Raw data:
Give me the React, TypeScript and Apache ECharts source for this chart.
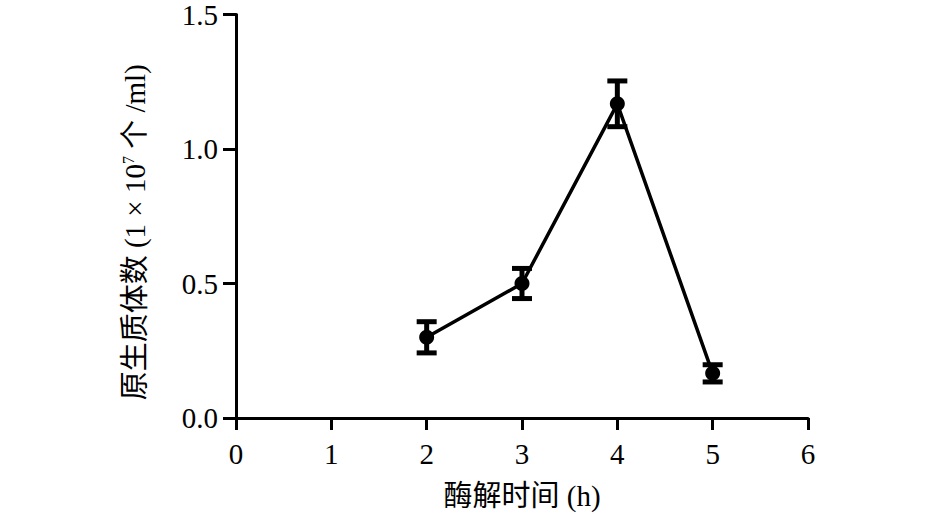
import React, { useEffect, useRef } from "react";
import * as echarts from "echarts";

const times = [2, 3, 4, 5];
const means = [0.3, 0.5, 1.168, 0.166];
const errs = [0.058, 0.056, 0.085, 0.032];
const yTicks = [0, 0.5, 1.0, 1.5];

const serif = '"Liberation Serif", "Times New Roman", "Noto Sans CJK SC", serif';

export default function App() {
  const ref = useRef<HTMLDivElement>(null);
  useEffect(() => {
    if (!ref.current) return;
    const chart = echarts.init(ref.current, null, { renderer: "svg" });
    const lineData = times.map((t, i) => [t, means[i]]);
    const errData = times.map((t, i) => [t, means[i] - errs[i], means[i] + errs[i]]);
    chart.setOption({
      animation: false,
      backgroundColor: "#fff",
      grid: { left: 236, right: 137, top: 14, bottom: 101, containLabel: false },
      xAxis: {
        type: "value",
        min: 0,
        max: 6,
        interval: 1,
        name: "酶解时间 (h)",
        nameLocation: "middle",
        nameGap: 63,
        nameTextStyle: { fontFamily: serif, fontSize: 29, color: "#000" },
        axisLine: { show: true, lineStyle: { color: "#000", width: 3 } },
        axisTick: { show: true, length: 12, lineStyle: { color: "#000", width: 3 } },
        axisLabel: { fontFamily: serif, fontSize: 29, color: "#000", margin: 21 },
        splitLine: { show: false },
      },
      yAxis: {
        type: "value",
        min: yTicks[0],
        max: yTicks[yTicks.length - 1],
        interval: 0.5,
        name: "原生质体数 (1 × 10{sup|7} 个 /ml)",
        nameLocation: "middle",
        nameRotate: 90,
        nameGap: 86,
        nameTextStyle: {
          fontFamily: serif,
          fontSize: 29,
          color: "#000",
          padding: [0, 32, 0, 0],
          rich: {
            sup: { fontFamily: serif, fontSize: 16, color: "#000", verticalAlign: "top", lineHeight: 30 },
          },
        },
        axisLine: { show: true, lineStyle: { color: "#000", width: 3 } },
        axisTick: { show: true, length: 13, lineStyle: { color: "#000", width: 3 } },
        axisLabel: {
          fontFamily: serif,
          fontSize: 29,
          color: "#000",
          margin: 18,
          formatter: (v: number) => v.toFixed(1),
        },
        splitLine: { show: false },
      },
      series: [
        {
          type: "line",
          data: lineData,
          symbol: "circle",
          symbolSize: 15,
          itemStyle: { color: "#000" },
          lineStyle: { color: "#000", width: 3.5 },
          z: 3,
        },
        {
          type: "custom",
          data: errData,
          z: 4,
          renderItem: (params: any, api: any) => {
            const x = api.value(0);
            const lo = api.coord([x, api.value(1)]);
            const hi = api.coord([x, api.value(2)]);
            const hw = 10;
            const style = { stroke: "#000", lineWidth: 5 };
            return {
              type: "group",
              children: [
                { type: "line", shape: { x1: lo[0], y1: lo[1], x2: hi[0], y2: hi[1] }, style },
                { type: "line", shape: { x1: lo[0] - hw, y1: lo[1], x2: lo[0] + hw, y2: lo[1] }, style },
                { type: "line", shape: { x1: hi[0] - hw, y1: hi[1], x2: hi[0] + hw, y2: hi[1] }, style },
              ],
            };
          },
        },
      ],
    });
    return () => chart.dispose();
  }, []);
  return (
    <div
      ref={ref}
      style={{ position: "fixed", left: 0, top: 0, width: 945, height: 519, background: "#fff" }}
    />
  );
}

Problem to work on: Return nothing but the lines running from the start of the data to the line with "import * as", please, both ends included and no pictures.

Reply:
Give me the React, TypeScript and Apache ECharts source for this chart.
import React, { useEffect, useRef } from "react";
import * as echarts from "echarts";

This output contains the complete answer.